Plotting code records:
= = = = = = =
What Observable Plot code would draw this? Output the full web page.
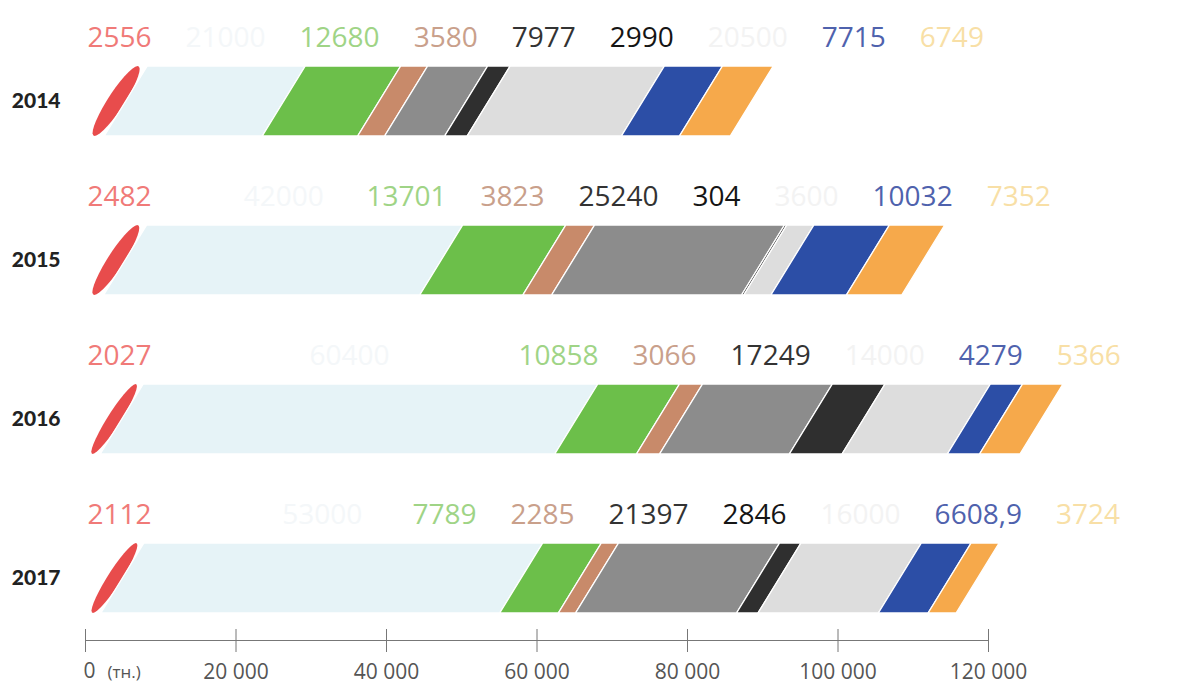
<!DOCTYPE html>
<html><head><meta charset="utf-8">
<script src="https://cdn.jsdelivr.net/npm/d3@7"></script>
<script src="https://cdn.jsdelivr.net/npm/@observablehq/plot@0.6"></script>
<style>body{margin:0;background:#fff;}</style>
</head><body><div id="chart"></div>
<script>
// ---- data ----
const years = ["2014", "2015", "2016", "2017"];
const categories = ["red", "lightblue", "green", "tan", "gray", "black", "lightgray", "blue", "orange"];
const values2014 = [2556, 21000, 12680, 3580, 7977, 2990, 20500, 7715, 6749];
const values2015 = [2482, 42000, 13701, 3823, 25240, 304, 3600, 10032, 7352];
const values2016 = [2027, 60400, 10858, 3066, 17249, 7000, 14000, 4279, 5366];
const values2017 = [2112, 53000, 7789, 2285, 21397, 2846, 16000, 6608.9, 3724];
const unlabeled = [["2016", "black"]];
const xTicks = [0, 20000, 40000, 60000, 80000, 100000, 120000];
const zeroLabel = "0";
const unitLabel = "(тн.)";
const segmentColors = ["#e84c4c", "#e6f3f7", "#6cbf4a", "#c88a6a", "#8c8c8c", "#2f2f2f", "#dddddd", "#2c4ea6", "#f6a94b"];
const labelColors = ["#f07a78", "#f4f7f9", "#9fd486", "#c9a08b", "#333333", "#151515", "#f3f3f3", "#4f62ad", "#f8dfa6"];

// ---- layout ----
const W = 1180, H = 690, ML = 85, MR = 192, MB = 50;
const XMAX = 120000, SLANT = 43, BAR_H = 70, GAP = 34, LABEL_FS = 28;
const px = v => ML + v / XMAX * (W - ML - MR);
const fromPx = p => (p - ML) / (W - ML - MR) * XMAX;

const byYear = {"2014": values2014, "2015": values2015, "2016": values2016, "2017": values2017};
const fmt = v => Number.isInteger(v) ? String(v) : String(v).replace(".", ",");

const ctx = document.createElement("canvas").getContext("2d");
ctx.font = `400 ${LABEL_FS}px "Open Sans"`;
const measure = s => ctx.measureText(s).width;

const rows = [];
const labelRows = [];
for (const year of years) {
  let acc = 0;
  const yr = [];
  byYear[year].forEach((v, i) => {
    const r = {year, cat: categories[i], value: v, x1: acc, x2: acc + v, color: segmentColors[i], lcolor: labelColors[i]};
    acc += v;
    rows.push(r); yr.push(r);
  });
  // label layout: cluster-based dodge, first label pinned at left
  const items = yr.filter(r => !unlabeled.some(([y, c]) => y === year && c === r.cat)).map(r => {
    const label = fmt(r.value), w = measure(label);
    return {r, label, w, d: px((r.x1 + r.x2) / 2) + SLANT / 2};
  });
  let clusters = items.map((it, k) => ({items: [it], pinned: k === 0}));
  const place = cl => {
    const offs = []; let o = 0;
    cl.items.forEach((it, k) => { if (k > 0) o += cl.items[k - 1].w / 2 + GAP + it.w / 2; offs.push(o); });
    let c0 = cl.pinned ? ML + 2 + cl.items[0].w / 2 : d3.mean(cl.items, (it, k) => it.d - offs[k]);
    if (c0 - cl.items[0].w / 2 < ML) c0 = ML + cl.items[0].w / 2;
    cl.items.forEach((it, k) => it.c = c0 + offs[k]);
    cl.start = c0 - cl.items[0].w / 2;
    const last = cl.items[cl.items.length - 1];
    cl.end = last.c + last.w / 2;
  };
  clusters.forEach(place);
  let merged = true;
  while (merged) {
    merged = false;
    for (let i = 1; i < clusters.length; i++) {
      if (clusters[i - 1].end + GAP > clusters[i].start) {
        const m = {items: clusters[i - 1].items.concat(clusters[i].items), pinned: clusters[i - 1].pinned || clusters[i].pinned};
        place(m);
        clusters.splice(i - 1, 2, m);
        merged = true; break;
      }
    }
  }
  items.forEach(it => labelRows.push({year, label: it.label, x: fromPx(it.c), color: it.r.lcolor}));
}

const chart = Plot.plot({
  width: W, height: H,
  marginLeft: ML, marginRight: MR, marginTop: 10, marginBottom: MB,
  x: {domain: [0, XMAX]},
  y: {domain: years, range: [65, 613], paddingInner: 0.5607, paddingOuter: 0},
  color: {type: "identity"},
  style: {fontFamily: "'Open Sans', sans-serif", background: "#fff", overflow: "visible"},
  marks: [
    Plot.barX(rows, {x1: "x1", x2: "x2", y: "year", fill: "color", stroke: "#fff", strokeWidth: 1.5}),
    Plot.text(labelRows, {x: "x", y: "year", text: "label", fill: "color", fontSize: LABEL_FS, dy: -63}),
    Plot.axisY({tickSize: 0, tickPadding: 25, fontSize: 21, fontWeight: 900, fontFamily: "Lato", fill: "#222", stroke: "#222", strokeWidth: 0.7, label: null}),
    Plot.frame({anchor: "bottom", stroke: "#777"}),
    Plot.axisX({ticks: xTicks, tickFormat: d => d === 0 ? "" : d3.format(",")(d).replace(/,/g, " "), tickSize: 23, dy: -11, tickPadding: 12, fontSize: 21, stroke: "#777", fill: "#555", label: null}),
    Plot.text([xTicks[0]], {x: d => d, frameAnchor: "bottom", lineAnchor: "middle", text: () => zeroLabel, textAnchor: "start", dx: -2, dy: 31, fontSize: 21, fill: "#555"}),
    Plot.text([xTicks[0]], {x: d => d, frameAnchor: "bottom", lineAnchor: "middle", text: () => unitLabel, textAnchor: "start", dx: 22, dy: 32, fontSize: 17, fill: "#555"})
  ]
});

// slant the bars into parallelograms; make the first segment an ellipse
const ang = -Math.atan(SLANT / BAR_H) * 180 / Math.PI;
chart.querySelectorAll('g[aria-label="bar"] rect').forEach(rect => {
  const y = +rect.getAttribute("y"), h = +rect.getAttribute("height"), yb = y + h;
  rect.setAttribute("transform", `translate(0,${yb}) skewX(${ang}) translate(0,${-yb})`);
  if (rect.getAttribute("fill") === segmentColors[0]) {
    const w = +rect.getAttribute("width");
    rect.setAttribute("rx", w / 2); rect.setAttribute("ry", h / 2);
    rect.setAttribute("stroke", "none");
  }
});
document.getElementById("chart").appendChild(chart);
</script>
</body></html>
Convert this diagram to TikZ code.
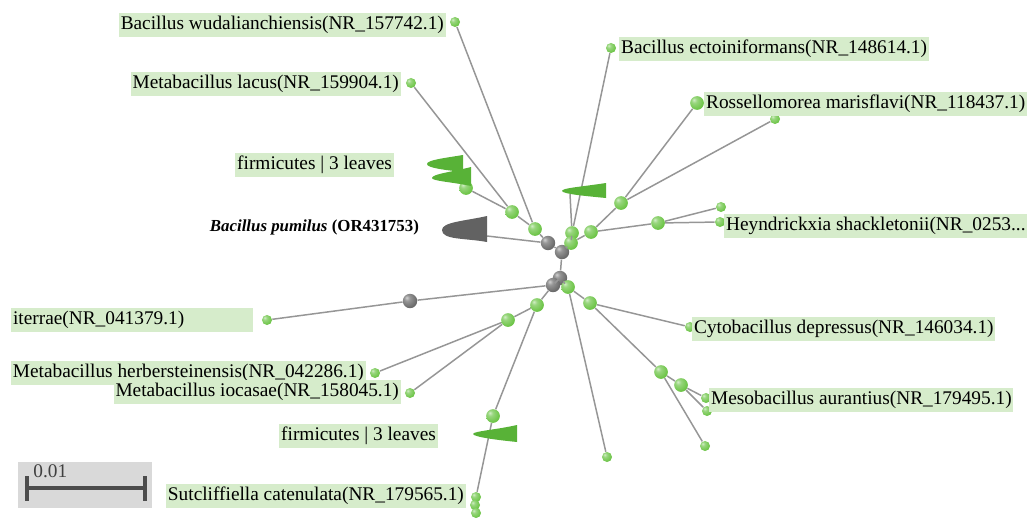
= = = = = = =
● **What you are asked to do**
Without the pictures, return all the records precisely as they stand.

● **Answer to this exercise**
What Observable Plot code would draw this? Output the full web page.
<!DOCTYPE html>
<html><head><meta charset="utf-8">
<script src="https://cdn.jsdelivr.net/npm/d3@7"></script>
<script src="https://cdn.jsdelivr.net/npm/@observablehq/plot@0.6"></script>
<style>body{margin:0;background:#fff;}</style>
</head><body><div id="chart"></div>
<script>
// ---- data ----
const years = ["2014", "2015", "2016", "2017"];
const categories = ["red", "lightblue", "green", "tan", "gray", "black", "lightgray", "blue", "orange"];
const values2014 = [2556, 21000, 12680, 3580, 7977, 2990, 20500, 7715, 6749];
const values2015 = [2482, 42000, 13701, 3823, 25240, 304, 3600, 10032, 7352];
const values2016 = [2027, 60400, 10858, 3066, 17249, 7000, 14000, 4279, 5366];
const values2017 = [2112, 53000, 7789, 2285, 21397, 2846, 16000, 6608.9, 3724];
const unlabeled = [["2016", "black"]];
const xTicks = [0, 20000, 40000, 60000, 80000, 100000, 120000];
const zeroLabel = "0";
const unitLabel = "(тн.)";
const segmentColors = ["#e84c4c", "#e6f3f7", "#6cbf4a", "#c88a6a", "#8c8c8c", "#2f2f2f", "#dddddd", "#2c4ea6", "#f6a94b"];
const labelColors = ["#f07a78", "#f4f7f9", "#9fd486", "#c9a08b", "#333333", "#151515", "#f3f3f3", "#4f62ad", "#f8dfa6"];

// ---- layout ----
const W = 1180, H = 690, ML = 85, MR = 192, MB = 50;
const XMAX = 120000, SLANT = 43, BAR_H = 70, GAP = 34, LABEL_FS = 28;
const px = v => ML + v / XMAX * (W - ML - MR);
const fromPx = p => (p - ML) / (W - ML - MR) * XMAX;

const byYear = {"2014": values2014, "2015": values2015, "2016": values2016, "2017": values2017};
const fmt = v => Number.isInteger(v) ? String(v) : String(v).replace(".", ",");

const ctx = document.createElement("canvas").getContext("2d");
ctx.font = `400 ${LABEL_FS}px "Open Sans"`;
const measure = s => ctx.measureText(s).width;

const rows = [];
const labelRows = [];
for (const year of years) {
  let acc = 0;
  const yr = [];
  byYear[year].forEach((v, i) => {
    const r = {year, cat: categories[i], value: v, x1: acc, x2: acc + v, color: segmentColors[i], lcolor: labelColors[i]};
    acc += v;
    rows.push(r); yr.push(r);
  });
  // label layout: cluster-based dodge, first label pinned at left
  const items = yr.filter(r => !unlabeled.some(([y, c]) => y === year && c === r.cat)).map(r => {
    const label = fmt(r.value), w = measure(label);
    return {r, label, w, d: px((r.x1 + r.x2) / 2) + SLANT / 2};
  });
  let clusters = items.map((it, k) => ({items: [it], pinned: k === 0}));
  const place = cl => {
    const offs = []; let o = 0;
    cl.items.forEach((it, k) => { if (k > 0) o += cl.items[k - 1].w / 2 + GAP + it.w / 2; offs.push(o); });
    let c0 = cl.pinned ? ML + 2 + cl.items[0].w / 2 : d3.mean(cl.items, (it, k) => it.d - offs[k]);
    if (c0 - cl.items[0].w / 2 < ML) c0 = ML + cl.items[0].w / 2;
    cl.items.forEach((it, k) => it.c = c0 + offs[k]);
    cl.start = c0 - cl.items[0].w / 2;
    const last = cl.items[cl.items.length - 1];
    cl.end = last.c + last.w / 2;
  };
  clusters.forEach(place);
  let merged = true;
  while (merged) {
    merged = false;
    for (let i = 1; i < clusters.length; i++) {
      if (clusters[i - 1].end + GAP > clusters[i].start) {
        const m = {items: clusters[i - 1].items.concat(clusters[i].items), pinned: clusters[i - 1].pinned || clusters[i].pinned};
        place(m);
        clusters.splice(i - 1, 2, m);
        merged = true; break;
      }
    }
  }
  items.forEach(it => labelRows.push({year, label: it.label, x: fromPx(it.c), color: it.r.lcolor}));
}

const chart = Plot.plot({
  width: W, height: H,
  marginLeft: ML, marginRight: MR, marginTop: 10, marginBottom: MB,
  x: {domain: [0, XMAX]},
  y: {domain: years, range: [65, 613], paddingInner: 0.5607, paddingOuter: 0},
  color: {type: "identity"},
  style: {fontFamily: "'Open Sans', sans-serif", background: "#fff", overflow: "visible"},
  marks: [
    Plot.barX(rows, {x1: "x1", x2: "x2", y: "year", fill: "color", stroke: "#fff", strokeWidth: 1.5}),
    Plot.text(labelRows, {x: "x", y: "year", text: "label", fill: "color", fontSize: LABEL_FS, dy: -63}),
    Plot.axisY({tickSize: 0, tickPadding: 25, fontSize: 21, fontWeight: 900, fontFamily: "Lato", fill: "#222", stroke: "#222", strokeWidth: 0.7, label: null}),
    Plot.frame({anchor: "bottom", stroke: "#777"}),
    Plot.axisX({ticks: xTicks, tickFormat: d => d === 0 ? "" : d3.format(",")(d).replace(/,/g, " "), tickSize: 23, dy: -11, tickPadding: 12, fontSize: 21, stroke: "#777", fill: "#555", label: null}),
    Plot.text([xTicks[0]], {x: d => d, frameAnchor: "bottom", lineAnchor: "middle", text: () => zeroLabel, textAnchor: "start", dx: -2, dy: 31, fontSize: 21, fill: "#555"}),
    Plot.text([xTicks[0]], {x: d => d, frameAnchor: "bottom", lineAnchor: "middle", text: () => unitLabel, textAnchor: "start", dx: 22, dy: 32, fontSize: 17, fill: "#555"})
  ]
});

// slant the bars into parallelograms; make the first segment an ellipse
const ang = -Math.atan(SLANT / BAR_H) * 180 / Math.PI;
chart.querySelectorAll('g[aria-label="bar"] rect').forEach(rect => {
  const y = +rect.getAttribute("y"), h = +rect.getAttribute("height"), yb = y + h;
  rect.setAttribute("transform", `translate(0,${yb}) skewX(${ang}) translate(0,${-yb})`);
  if (rect.getAttribute("fill") === segmentColors[0]) {
    const w = +rect.getAttribute("width");
    rect.setAttribute("rx", w / 2); rect.setAttribute("ry", h / 2);
    rect.setAttribute("stroke", "none");
  }
});
document.getElementById("chart").appendChild(chart);
</script>
</body></html>
Convert this diagram to TikZ code.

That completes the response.